PROBLEM: Exactly retype the lines from the top of the data through the line containing "from matplotlib.legend_handler import", leaving out every picture.

· · · · · · ·

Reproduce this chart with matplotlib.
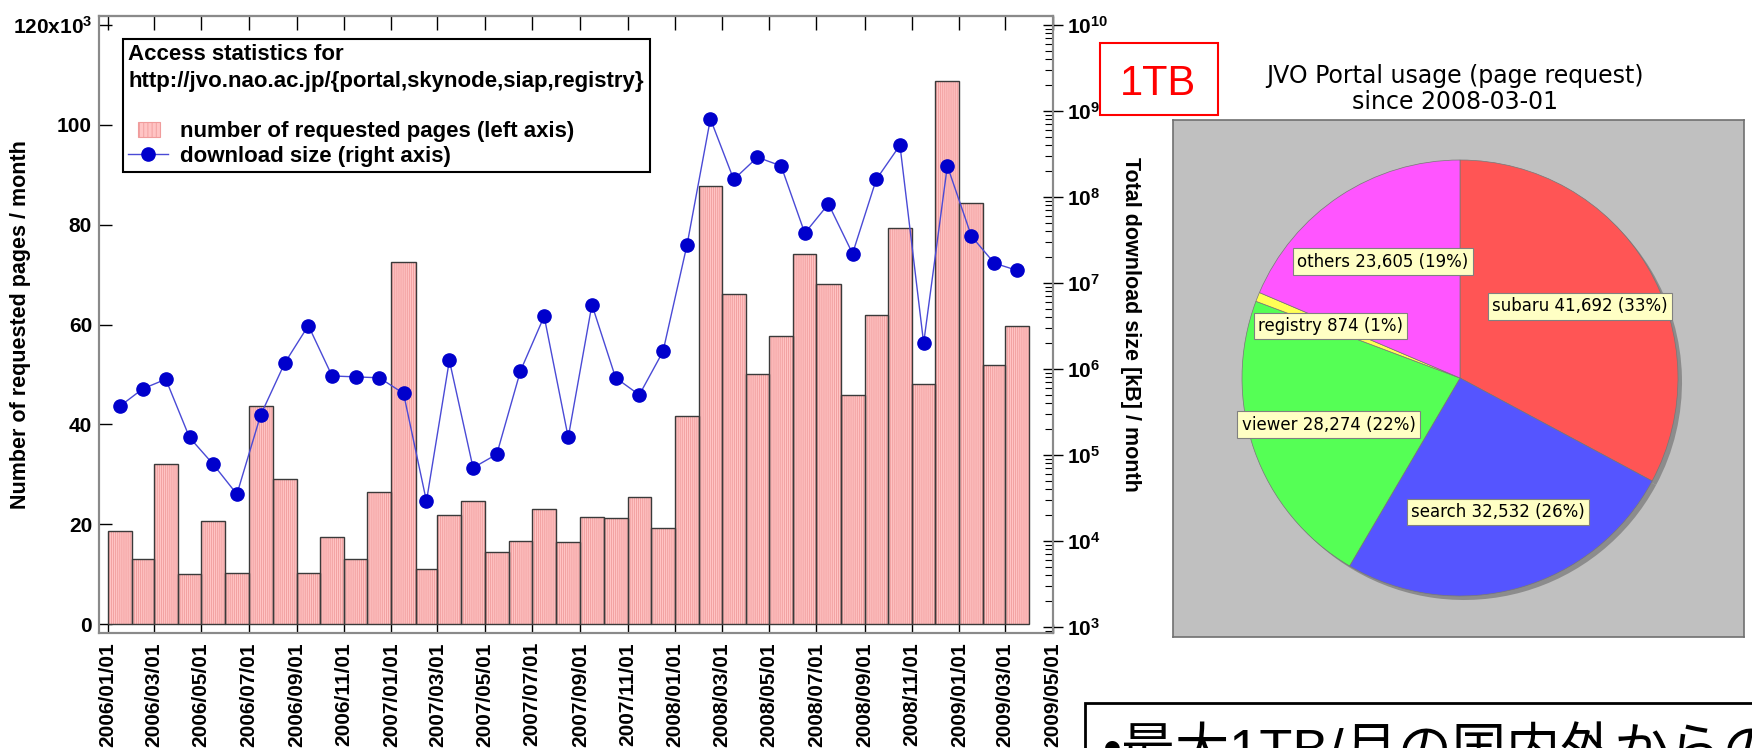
import matplotlib
matplotlib.use("Agg")
import matplotlib.pyplot as plt
import matplotlib.dates as mdates
import matplotlib.ticker as mticker
import numpy as np
import pandas as pd
from matplotlib.patches import Patch, Rectangle
from matplotlib.lines import Line2D
from matplotlib.legend_handler import HandlerPatch

# Monthly access statistics, 2006/01 .. 2009/03
months = pd.date_range("2006-01-01", "2009-03-01", freq="MS")

# number of requested pages per month (x10^3, left axis)
requested_pages_k = [
    18.7, 13.0, 32.1, 10.1, 20.7, 10.3, 43.6, 29.0, 10.3, 17.4, 13.0, 26.5,
    72.6, 11.0, 21.9, 24.6, 14.5, 16.7, 23.1, 16.5, 21.5, 21.3, 25.5, 19.2,
    41.7, 87.8, 66.2, 50.0, 57.6, 74.1, 68.2, 45.8, 61.9, 79.4, 48.0, 108.8,
    84.3, 51.8, 59.6,
]

# total download size per month in kB (right axis, log)
download_kb = [
    3.7e5, 5.9e5, 7.6e5, 1.6e5, 7.8e4, 3.5e4, 2.9e5, 1.17e6, 3.2e6, 8.3e5, 8.1e5, 7.9e5,
    5.2e5, 2.9e4, 1.26e6, 7.1e4, 1.02e5, 9.5e5, 4.1e6, 1.6e5, 5.6e6, 7.9e5, 5.0e5, 1.6e6,
    2.8e7, 8.1e8, 1.6e8, 2.9e8, 2.3e8, 3.8e7, 8.3e7, 2.2e7, 1.6e8, 4.0e8, 2.0e6, 2.3e8,
    3.5e7, 1.7e7, 1.4e7,
]

left_ticks = [0, 20, 40, 60, 80, 100, 120]
tick_months = pd.date_range("2006-01-01", "2009-05-01", freq="2MS")

# JVO portal usage (page request) since 2008-03-01
pie_names = ["subaru", "search", "viewer", "registry", "others"]
pie_counts = [41692, 32532, 28274, 874, 23605]
pie_colors = ["#ff5555", "#5555ff", "#55ff55", "#ffff55", "#ff55ff"]

plt.rcParams["font.family"] = ["Liberation Sans", "DejaVu Sans"]
plt.rcParams["font.weight"] = "bold"
plt.rcParams["axes.labelweight"] = "bold"
plt.rcParams["mathtext.fontset"] = "custom"
plt.rcParams["mathtext.rm"] = "Liberation Sans:bold"
plt.rcParams["mathtext.bf"] = "Liberation Sans:bold"
plt.rcParams["mathtext.it"] = "Liberation Sans:bold"
plt.rcParams["hatch.linewidth"] = 0.6

W, H = 1752, 748
fig = plt.figure(figsize=(W / 100, H / 100), dpi=100)


def fx(x):
    return x / W


def fy(y):
    return 1 - y / H


# ---- bar + line chart ----
ax = fig.add_axes([fx(99), fy(633), (1053 - 99) / W, (633 - 16) / H])

x0 = mdates.date2num(months)
widths = months.days_in_month.to_numpy().astype(float)
bar_face = "#ffc4c4"
bar_hatch = "#f09c9c"

ax.bar(x0, requested_pages_k, width=widths, align="edge", color=bar_face,
       edgecolor=bar_hatch, hatch="|" * 8, linewidth=0, zorder=2)
ax.bar(x0, requested_pages_k, width=widths, align="edge", fill=False,
       edgecolor="#3a3a3a", linewidth=1.0, zorder=3)

ax2 = ax.twinx()
ax2.set_yscale("log")
ax2.plot(x0 + widths / 2, download_kb, color="#4a4ad6", linewidth=1.0,
         marker="o", markersize=9.5, markerfacecolor="#0000cc",
         markeredgecolor="#0000cc", zorder=4)

# x axis
tick_nums = mdates.date2num(tick_months)
ax.set_xlim(tick_nums[0] - 11.5, tick_nums[-1] + 0.5)
ax.set_xticks(tick_nums)
ax.set_xticklabels(tick_months.strftime("%Y/%m/%d"))
ax.tick_params(axis="x", direction="in", length=6.5, width=1, pad=6.5,
               labelsize=15, labelrotation=90)

secx = ax.secondary_xaxis("top")
secx.set_xticks(tick_nums)
secx.tick_params(direction="in", length=10, width=1, labeltop=False)

# left axis
ax.set_ylim(-1.8, 121.8)
ax.set_yticks(left_ticks)
ax.yaxis.set_major_formatter(mticker.FuncFormatter(
    lambda v, _: "120x10$^{3}$" if v == 120 else f"{v:.0f}"))
ax.tick_params(axis="y", direction="in", length=9.5, width=1, pad=5, labelsize=15)
ax.set_ylabel("Number of requested pages / month", fontsize=15.5)
ax.yaxis.set_label_coords(-0.071, 0.5)

# right axis
ax2.set_ylim(10 ** 2.93, 10 ** 10.105)
ax2.yaxis.set_major_locator(mticker.LogLocator(base=10, numticks=20))
ax2.yaxis.set_minor_locator(mticker.LogLocator(base=10, subs=np.arange(2, 10), numticks=20))
ax2.yaxis.set_minor_formatter(mticker.NullFormatter())
ax2.yaxis.set_major_formatter(mticker.FuncFormatter(
    lambda v, _: "10$^{%d}$" % round(np.log10(v))))
ax2.tick_params(axis="y", which="major", direction="inout", length=14, width=1,
                pad=3, labelsize=15)
ax2.tick_params(axis="y", which="minor", direction="in", length=6, width=0.8)
ax2.set_ylabel("Total download size [kB] / month", fontsize=15.5,
               rotation=270, va="bottom")
ax2.yaxis.set_label_coords(1.070, 0.5)

for a in (ax, ax2):
    for s in a.spines.values():
        s.set_color("#8a8a8a")
        s.set_linewidth(1.5)
secx.spines["top"].set_color("#8a8a8a")
secx.spines["top"].set_linewidth(1.5)


# legend with a narrow bar swatch
def narrow_patch(legend, orig_handle, xdescent, ydescent, width, height, fontsize):
    return Rectangle((-xdescent + width * 0.23, -ydescent), width * 0.55, height)


legend_patch = Patch(facecolor=bar_face, edgecolor=bar_hatch, hatch="|" * 4, linewidth=0.8)
legend_line = Line2D([], [], color="#4a4ad6", linewidth=1.0, marker="o",
                     markersize=9.5, markerfacecolor="#0000cc", markeredgecolor="#0000cc")
leg = ax2.legend(
    [legend_patch, legend_line],
    ["number of requested pages (left axis)", "download size (right axis)"],
    title="Access statistics for\nhttp://jvo.nao.ac.jp/{portal,skynode,siap,registry}\n",
    loc="upper left", bbox_to_anchor=(0.025, 0.963), borderaxespad=0,
    fancybox=False, edgecolor="black", framealpha=1, alignment="left",
    prop=dict(family="Liberation Sans", weight="bold", size=16),
    title_fontproperties=dict(family="Liberation Sans", weight="bold", size=16),
    handlelength=1.8, handleheight=0.65, handletextpad=0.5, labelspacing=0.16,
    borderpad=0.25,
    handler_map={Patch: HandlerPatch(patch_func=narrow_patch)},
)
leg.get_title().set_linespacing(1.32)
leg.get_frame().set_linewidth(1.5)
leg.set_zorder(10)

# ---- pie panel ----
axp = fig.add_axes([fx(1173), fy(637), (1744 - 1173) / W, (637 - 120) / H])
axp.set_facecolor("#c0c0c0")
total = sum(pie_counts)
pie_text = [f"{n} {c:,} ({c / total:.0%})" for n, c in zip(pie_names, pie_counts)]

cx, cy, r = 1460, H - 378, 218
axp.pie(pie_counts, colors=["#8c8c8c"] * len(pie_counts), center=(cx + 4, cy - 4),
        radius=r, startangle=90, counterclock=False, frame=True,
        wedgeprops=dict(linewidth=0))
wedges, texts = axp.pie(pie_counts, labels=pie_text, colors=pie_colors,
                        center=(cx, cy), radius=r, startangle=90,
                        counterclock=False, labeldistance=0.64, frame=True,
                        wedgeprops=dict(linewidth=0.5, edgecolor="#777777"))
for t in texts:
    t.set_ha("center")
    t.set_va("center")
    t.set_fontfamily("DejaVu Sans")
    t.set_fontweight("normal")
    t.set_fontsize(12)
    t.set_bbox(dict(boxstyle="square,pad=0.25", facecolor="#ffffc4",
                    edgecolor="#808080", linewidth=0.8))

axp.set_xlim(1173, 1744)
axp.set_ylim(H - 637, H - 120)
axp.set_xticks([])
axp.set_yticks([])
for s in axp.spines.values():
    s.set_color("#707070")
    s.set_linewidth(1.2)

fig.text(fx(1455), fy(89), "JVO Portal usage (page request)\nsince 2008-03-01",
         ha="center", va="center", fontsize=17, family="DejaVu Sans",
         fontweight="normal", linespacing=1.15)

# ---- annotations ----
fig.add_artist(Rectangle((fx(1100), fy(115)), 118 / W, 72 / H, transform=fig.transFigure,
                         fill=False, edgecolor="red", linewidth=1.5))
fig.text(fx(1158), fy(95), "1TB", color="red", fontsize=30, family="Liberation Sans",
         fontweight="normal", ha="center", va="baseline")

fig.add_artist(Rectangle((fx(1085), fy(760)), (1770 - 1085) / W, 57 / H,
                         transform=fig.transFigure, fill=False, edgecolor="black",
                         linewidth=2, clip_on=False))
fig.text(fx(1103), fy(768), "•最大1TB/月の国内外からの", fontsize=39,
         family=["Liberation Sans", "Noto Sans CJK JP"], fontweight="normal",
         ha="left", va="baseline")

fig.savefig("out.png", dpi=100)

· · · · · · ·

FULL ANSWER:
Reproduce this chart with matplotlib.
import matplotlib
matplotlib.use("Agg")
import matplotlib.pyplot as plt
import matplotlib.dates as mdates
import matplotlib.ticker as mticker
import numpy as np
import pandas as pd
from matplotlib.patches import Patch, Rectangle
from matplotlib.lines import Line2D
from matplotlib.legend_handler import HandlerPatch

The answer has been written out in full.